Author’s note: Six of the thirteen episodes were provided for review. There are no spoilers outside of hints of overall themes.
The third season of Daredevil, returning to Netflix on October 19th, brings an absolution to its consequences. Previous seasons focused on aspects of this, the weight of God and its effects on Matt Murdock’s soul, but in the opening hours of the third season, it is at a fever pitch, not waiting to explode, but already detonating.
Murdock/Daredevil (Charlie Cox) is a more tortured character this season, his very core at odds with his code as he struggles with the events that led him to this moment in time. Cox plays Murdock with such devastation and loss, an aggressively large step up from previous seasons and The Defenders. This leads to the character being at the forefront, propelling the story elements forward rather than the story propelling the characters. It’s a wiser move when there is so much internal struggle and goes down some fascinating paths. It’s still a physical performance, both with Murdock’s disability and with the immense punishment he faces and delivers. But it’s in the quieter human moments where Cox is able to deliver his more powerful hits.
Every character faces the actions of their consequences. It may not always be physical, but it is certainly mental or emotional. The scars in the minds of Matt, Fisk, Karen, and Foggy have left them at odds with their current lives, and it is an incredibly compelling way to shore up the through-line. And this is not only in the returning characters but in the show’s new characters as well. Newcomers Jay Ali as FBI Agent Ray Nadeem and Wilson Bethel as Agent Benjamin Poindexter are given the time and care needed to really add to what has become a true ensemble work. The fifth episode in particular drives a large backstory, told in a unique style which helps evoke the mind of its subject in a way that brings everything before and especially after in sharp focus for that character.
It is in this ensemble where most of the cast is given room to shine. Vincent D’Onofrio’s return to the forefront as Wilson Fisk is just as foreboding and layered as before, his pained glances full of observation and the knowledge that he is in control, not the other way around. He is more puppetmaster than engaged player in the action of these six episodes, but his presence is a fantastic driving force that D’Onofrio perfects with every scene. Deborah Ann Woll’s Karen Page is out for the truth, Woll playing Karen with a sharpened determinism and a darker turn which gives her a lot to work with.
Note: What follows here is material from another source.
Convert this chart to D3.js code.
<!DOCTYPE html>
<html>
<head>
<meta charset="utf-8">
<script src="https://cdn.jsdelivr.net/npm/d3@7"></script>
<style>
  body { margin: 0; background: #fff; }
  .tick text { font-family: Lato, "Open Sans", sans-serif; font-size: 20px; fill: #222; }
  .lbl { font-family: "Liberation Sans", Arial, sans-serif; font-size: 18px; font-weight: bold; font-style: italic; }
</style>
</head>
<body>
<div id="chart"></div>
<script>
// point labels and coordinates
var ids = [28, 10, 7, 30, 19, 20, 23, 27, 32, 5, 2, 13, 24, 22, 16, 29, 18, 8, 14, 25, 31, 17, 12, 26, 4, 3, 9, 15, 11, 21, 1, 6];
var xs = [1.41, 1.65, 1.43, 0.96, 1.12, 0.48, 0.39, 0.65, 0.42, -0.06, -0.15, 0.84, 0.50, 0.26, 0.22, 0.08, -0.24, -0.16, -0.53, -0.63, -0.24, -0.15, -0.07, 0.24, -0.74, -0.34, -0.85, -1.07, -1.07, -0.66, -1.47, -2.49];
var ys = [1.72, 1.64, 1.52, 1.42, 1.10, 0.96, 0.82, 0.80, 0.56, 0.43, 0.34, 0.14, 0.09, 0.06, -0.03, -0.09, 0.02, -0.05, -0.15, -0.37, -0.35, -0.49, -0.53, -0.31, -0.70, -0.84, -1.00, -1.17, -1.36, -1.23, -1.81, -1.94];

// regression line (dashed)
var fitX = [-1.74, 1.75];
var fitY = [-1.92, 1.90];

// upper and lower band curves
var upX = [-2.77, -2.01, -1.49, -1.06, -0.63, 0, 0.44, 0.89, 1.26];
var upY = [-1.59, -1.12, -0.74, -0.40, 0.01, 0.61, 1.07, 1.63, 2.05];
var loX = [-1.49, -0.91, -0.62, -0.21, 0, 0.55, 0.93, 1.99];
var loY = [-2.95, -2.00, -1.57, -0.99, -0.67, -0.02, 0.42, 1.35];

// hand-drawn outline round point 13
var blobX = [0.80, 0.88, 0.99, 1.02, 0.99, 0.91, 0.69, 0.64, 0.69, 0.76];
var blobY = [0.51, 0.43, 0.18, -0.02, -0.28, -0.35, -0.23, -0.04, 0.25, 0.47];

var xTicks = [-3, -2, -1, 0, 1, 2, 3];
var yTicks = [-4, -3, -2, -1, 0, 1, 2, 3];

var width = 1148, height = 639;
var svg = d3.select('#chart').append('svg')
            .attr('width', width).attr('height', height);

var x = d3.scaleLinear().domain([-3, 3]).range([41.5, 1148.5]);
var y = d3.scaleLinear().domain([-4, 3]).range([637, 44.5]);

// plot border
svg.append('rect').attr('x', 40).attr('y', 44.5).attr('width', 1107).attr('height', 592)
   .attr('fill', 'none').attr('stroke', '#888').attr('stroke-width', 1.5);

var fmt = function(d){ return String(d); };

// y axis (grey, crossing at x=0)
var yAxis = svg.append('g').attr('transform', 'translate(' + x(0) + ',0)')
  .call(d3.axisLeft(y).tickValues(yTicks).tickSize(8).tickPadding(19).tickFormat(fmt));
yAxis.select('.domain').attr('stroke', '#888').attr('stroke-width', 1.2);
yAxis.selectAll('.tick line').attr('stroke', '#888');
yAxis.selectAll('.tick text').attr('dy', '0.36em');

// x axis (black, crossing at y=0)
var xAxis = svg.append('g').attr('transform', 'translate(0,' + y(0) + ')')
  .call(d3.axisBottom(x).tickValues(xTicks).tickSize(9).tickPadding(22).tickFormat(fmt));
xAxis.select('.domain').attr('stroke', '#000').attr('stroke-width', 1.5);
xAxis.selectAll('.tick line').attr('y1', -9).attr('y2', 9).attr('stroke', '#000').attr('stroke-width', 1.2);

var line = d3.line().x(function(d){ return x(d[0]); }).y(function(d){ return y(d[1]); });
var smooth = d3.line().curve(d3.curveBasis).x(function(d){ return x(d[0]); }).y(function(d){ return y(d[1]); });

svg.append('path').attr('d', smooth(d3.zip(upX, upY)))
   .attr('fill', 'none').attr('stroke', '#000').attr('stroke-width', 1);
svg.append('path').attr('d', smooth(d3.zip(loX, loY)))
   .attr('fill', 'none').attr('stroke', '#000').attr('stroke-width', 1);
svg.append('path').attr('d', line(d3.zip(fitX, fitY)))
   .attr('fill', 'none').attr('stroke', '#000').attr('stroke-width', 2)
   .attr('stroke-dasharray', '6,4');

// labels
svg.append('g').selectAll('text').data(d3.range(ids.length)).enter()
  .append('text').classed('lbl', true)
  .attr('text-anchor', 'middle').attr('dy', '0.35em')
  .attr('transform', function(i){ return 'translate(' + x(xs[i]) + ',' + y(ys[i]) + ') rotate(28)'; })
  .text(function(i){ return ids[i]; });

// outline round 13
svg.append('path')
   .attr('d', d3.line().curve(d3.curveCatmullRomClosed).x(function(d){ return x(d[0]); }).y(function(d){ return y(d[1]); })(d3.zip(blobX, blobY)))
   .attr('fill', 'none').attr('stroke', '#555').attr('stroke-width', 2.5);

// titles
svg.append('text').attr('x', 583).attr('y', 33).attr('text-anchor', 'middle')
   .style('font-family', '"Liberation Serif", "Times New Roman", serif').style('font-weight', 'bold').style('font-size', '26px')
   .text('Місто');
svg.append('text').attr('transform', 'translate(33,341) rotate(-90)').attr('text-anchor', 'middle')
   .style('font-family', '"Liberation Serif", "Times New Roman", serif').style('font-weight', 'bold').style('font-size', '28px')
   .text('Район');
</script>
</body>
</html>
Elden Henson as Foggy this season is more of a middleman to other characters, but as the episodes continue, Henson is able to solidify his use of humor and good guy charm into something that really works to sell his concern and frustration. Joanne Whalley joins the cast in the third season as Sister Maggie, who holds deep meaning for Murdock and is a shoulder for him to lean on in his darkest hour. Whalley plays Maggie with a stern care, where her kindness is blunt but fair, making Sister Maggie an easy favorite for the front half.
The production continues to be top notch. The action is sparingly used, but when it happens, it packs a hell of a punch. The classic one-shot fight scene makes a return, directed by Alex Garcia Lopez; it’s bigger, longer and more ruthless than those before it. It’s even set in a fun location, giving the odds a tactile and vicious feel. This is across all action this time, where people take damage and feel that damage, and the make-up department, acting and direction really helps sell the toll taken on these people.
In its third season, Daredevil captures the heart and soul of Matt Murdock and Daredevil and combine them into something truly powerful. It’s more crime drama than superhero action in these six episodes, one where the good guys don’t always win and get horribly torn down in the process. But faith becomes an important tool, one that this season has garnered a lot of in its grand ascension from two good seasons, to now the beginnings of a fantastic season. There is almost a sense of finality in the movements being made in the story which gives everything a heightened level of tension, where things can’t possibly be the same again. Daredevil has cemented itself as one of the year’s best, and showrunner Erik Oleson and crew have created something spectacular.